Aim Proactive was founded by managing director Steve Bailey and co-founder Julie Tilke in 2007, and focuses on helping businesses in all sectors make claims for R&D tax credits.
Over the past 14 years the company has grown substantially, and now represents clients with a combined turnover of £500m, generating approximately £6.5million in tax benefits and annual revenue of over £1million for Aim Proactive itself.
The company has grown so fast that it has struggled to keep up with demand, forcing its founders to seek a buyer of sufficient size that could handle the volume of business that it was attracting.
Aim Proactive’s clients will now be moved over to Manchester-based Catax, while Bailey and Tilke will also be joining the company. They will remain very much involved in servicing and growing this new part of Catax’s business under the brand ‘Aim Proactive powered by Catax’.
Mark Tighe, CEO of specialist R&D tax consultancy Catax, commented, “Aim Proactive is one of the best independent R&D tax relief consultancies out there, and we’re honoured to be entrusted with the clients that the founders have spent over a decade nurturing in many cases.
Those relationships are really important to us, and that’s why it was always a fundamental part of this acquisition that Steve and Julie would be coming along too.
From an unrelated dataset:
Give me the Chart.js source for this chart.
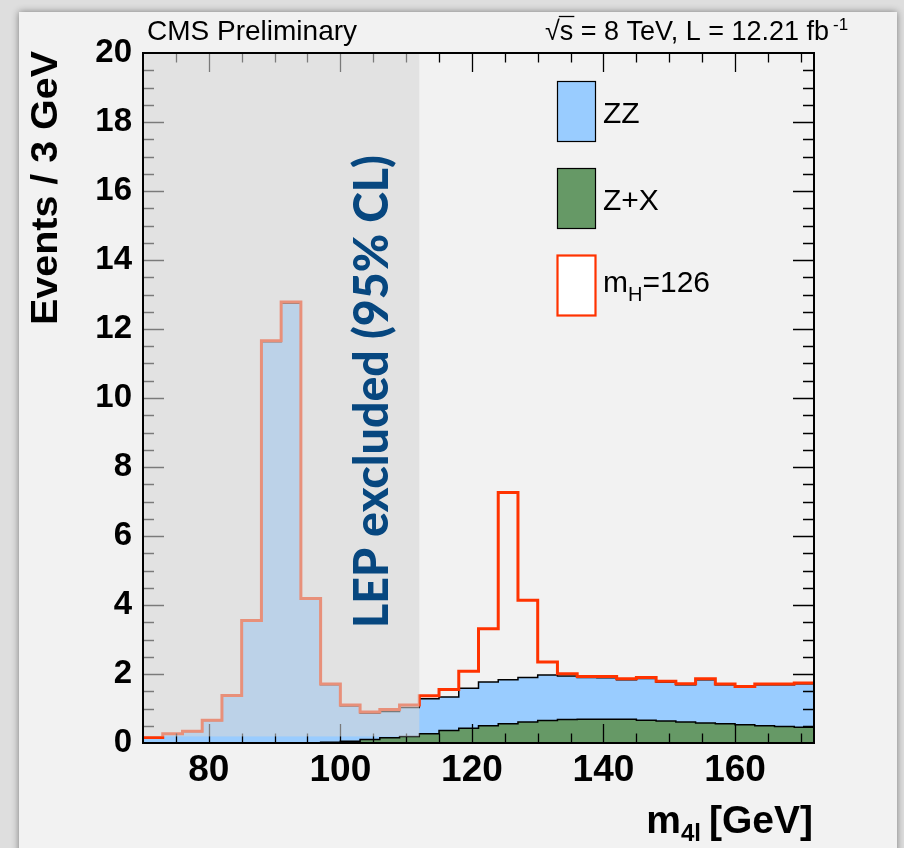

They have valuable expertise and a really solid track record. We’re delighted to have them aboard.”
Steve Bailey, Managing Director of Aim Proactive, said, “Hitting a ceiling and not being able to take on any more clients is a nice problem to have in business. That’s what forced us to seek a buyer. The business just won’t stop growing and we couldn’t be happier that we and our clients will become part of the Catax operation.
They have a strong reputation for doing what we have always strived to do, namely offering superior service and a level of expertise that clients are incredibly grateful for.”